Se você possui algo que a outra parte quer ou precisa, use isso a seu favor, diz Trump: “A melhor coisa que você pode fazer é negociar com base na força; poder de barganha é a maior força que você pode ter. Esse poder é ter algo que o outro quer. Ou, melhor ainda, precisa. Ou, melhor ainda, simplesmente não consegue viver sem”.

No caso das tarifas, Trump usa a seu favor o fato de controlar o acesso a um dos maiores mercados consumidor do mundo, os EUA.

Divulgue seu negócio

Trump dá ênfase à atenção que recebe e à publicidade que isso gera. No livro, ele afirma que gerar interesse e entusiasmo por um negócio ou produto por meio de relações públicas é importante. O republicano acredita que os benefícios de ser noticiado muitas vezes superam as desvantagens, mesmo que a opinião pública seja crítica.

Seja ‘durão’ e sempre revide

Na “Arte do Negócio”, Trump afirma que aprendeu a ser firme com seu pai, Fred, que deu início à fortuna da família atuando no ramo imobiliário.

Caso você se sinta tratado de forma injusta, ensina o livro, revide de maneira implacável. De acordo com biógrafos de Trump, apesar de isso não estar explícito na obra, esta foi uma lição aprendida com um de seus principais mentores, o advogado Ray Cohn, definido como “um cara que não tinha medo de uma briga”.

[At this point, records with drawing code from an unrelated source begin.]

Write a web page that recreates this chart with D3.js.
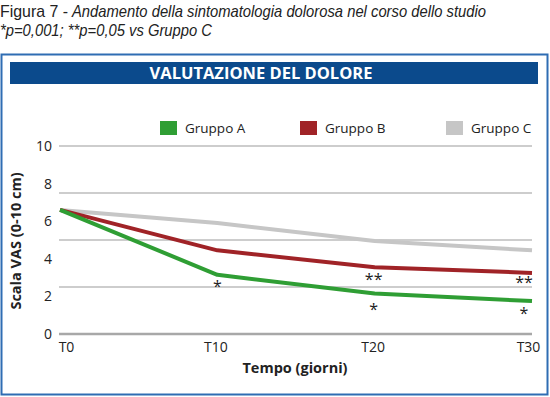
<!DOCTYPE html>
<html><head><meta charset="utf-8">
<script src="https://cdn.jsdelivr.net/npm/d3@7"></script>
<style>body{margin:0;background:#fff}svg{display:block}</style>
</head><body>
<script>
const timepoints = ["T0","T10","T20","T30"];
const groupA = [6.6, 3.15, 2.15, 1.75];
const groupB = [6.6, 4.45, 3.55, 3.25];
const groupC = [6.6, 5.9, 4.95, 4.45];
const seriesNames = ["Gruppo A","Gruppo B","Gruppo C"];
const seriesColors = ["#2f9e34","#a02327","#c6c6c6"];
const yTicks = [0,2,4,6,8,10];
const gridVals = [0,2.5,5,7.5,10];
// significance markers: [timepoint, value position, label]
const markers = [
  ["T10", 2.65, "*"],
  ["T20", 3.05, "**"],
  ["T20", 1.45, "*"],
  ["T30", 2.85, "**"],
  ["T30", 1.2, "*"]
];

const W=550,H=397;
const svg=d3.select("body").append("svg").attr("width",W).attr("height",H);

// heading text
const hfont="'Liberation Sans',Arial,sans-serif";
svg.append("text").attr("x",0).attr("y",17)
  .attr("textLength",68).attr("lengthAdjust","spacingAndGlyphs")
  .style("font-family",hfont).style("font-size","17px").attr("fill","#222")
  .text("Figura 7 -");
svg.append("text").attr("x",72).attr("y",17)
  .attr("textLength",414).attr("lengthAdjust","spacingAndGlyphs")
  .style("font-family",hfont).style("font-size","17px").style("font-style","italic").attr("fill","#222")
  .text("Andamento della sintomatologia dolorosa nel corso dello studio");
svg.append("text").attr("x",0).attr("y",36)
  .attr("textLength",212).attr("lengthAdjust","spacingAndGlyphs")
  .style("font-family",hfont).style("font-size","17px").style("font-style","italic").attr("fill","#222")
  .text("*p=0,001; **p=0,05 vs Gruppo C");

// frame
svg.append("rect").attr("x",1.5).attr("y",54.5).attr("width",546).attr("height",340)
  .attr("fill","none").attr("stroke","#2f6db3").attr("stroke-width",2);
svg.append("rect").attr("x",10).attr("y",62).attr("width",528).attr("height",22).attr("fill","#0b4a8c");
svg.append("text").attr("x",261).attr("y",79).attr("text-anchor","middle")
  .style("font-family","'Open Sans',sans-serif").style("font-weight","bold").style("font-size","16.5px")
  .attr("fill","#fff").text("VALUTAZIONE DEL DOLORE");

const font="'Open Sans','Noto Sans',sans-serif";
const x=d3.scalePoint().domain(timepoints).range([60,532]);
const y=d3.scaleLinear().domain([0,10]).range([334,146]);

// grid
svg.append("g").selectAll("line").data(gridVals).join("line")
  .attr("x1",59).attr("x2",532).attr("y1",d=>y(d)).attr("y2",d=>y(d))
  .attr("stroke",d=>d===0?"#a8a8a8":"#bdbdbd").attr("stroke-width",d=>d===0?2.5:1.5);

// y axis labels
const ya=svg.append("g").attr("transform","translate(58,0)")
  .call(d3.axisLeft(y).tickValues(yTicks).tickSize(0).tickPadding(6));
ya.select(".domain").remove();
ya.selectAll("text").style("font-family",font).style("font-size","14px").attr("fill","#222");

// x axis labels
const xa=svg.append("g").attr("transform","translate(0,340)")
  .call(d3.axisBottom(x).tickSize(0).tickPadding(2));
xa.select(".domain").remove();
xa.selectAll("text").style("font-family",font).style("font-size","14px").attr("fill","#222")
  .attr("dx",(d,i)=>[6,-2,-2,-4][i]);

// axis titles
svg.append("text").attr("transform","translate(21,241) rotate(-90)").attr("text-anchor","middle")
  .style("font-family",font).style("font-weight","bold").style("font-size","14.5px").attr("fill","#222")
  .text("Scala VAS (0-10 cm)");
svg.append("text").attr("x",295).attr("y",373).attr("text-anchor","middle")
  .style("font-family",font).style("font-weight","bold").style("font-size","14.5px").attr("fill","#222")
  .text("Tempo (giorni)");

// lines
const data=[groupA,groupB,groupC];
const line=d3.line().x((d,i)=>x(timepoints[i])).y(d=>y(d));
[2,1,0].forEach(k=>{
  svg.append("path").datum(data[k]).attr("d",line).attr("fill","none")
    .attr("stroke",seriesColors[k]).attr("stroke-width",4).attr("stroke-linejoin","round");
});

// markers
svg.append("g").selectAll("text").data(markers).join("text")
  .attr("x",d=>x(d[0])-(d[0]==="T30"?8:0)+(d[0]==="T20"?-1:0)).attr("y",d=>y(d[1])+8)
  .attr("text-anchor","middle").style("font-family",font).style("font-size","16px").attr("fill","#222")
  .text(d=>d[2]);

// legend
const legX=[160,300,446];
const lg=svg.append("g").selectAll("g").data(seriesNames).join("g")
  .attr("transform",(d,i)=>`translate(${legX[i]},121)`);
lg.append("rect").attr("width",17).attr("height",14).attr("fill",(d,i)=>seriesColors[i]);
lg.append("text").attr("x",25).attr("y",12).style("font-family",font).style("font-size","13.5px")
  .attr("fill","#222").text(d=>d);
</script>
</body></html>
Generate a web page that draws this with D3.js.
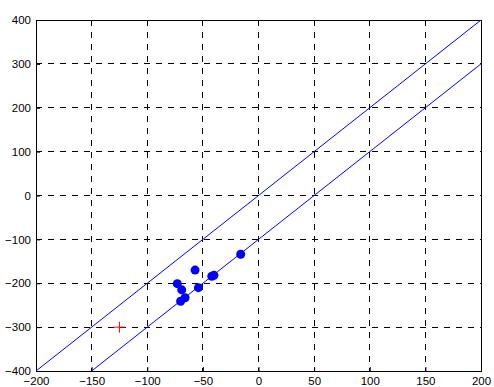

A postura de se colocar como uma figura “durona” e de agir de maneira agressiva em defesa própria fica clara nos discursos do presidentes sobre o “tarifaço”: Trump afirma que as taxações são uma forma de impedir que os países, supostamente, sigam “levando vantagem” sobre os EUA.

Acredite nos seus instintos

Uma outra ideia repisada no livro é a confiança que Trump tem em si mesmo e nas suas decisões, mesmo que elas não sejam completamente racionais. “Às vezes compensa ser um pouco agressivo”, ele escreve, ao descrever uma de suas negociações.

Para analistas, isso pode explicar as decisões caóticas da gestão Trump na Casa Branca.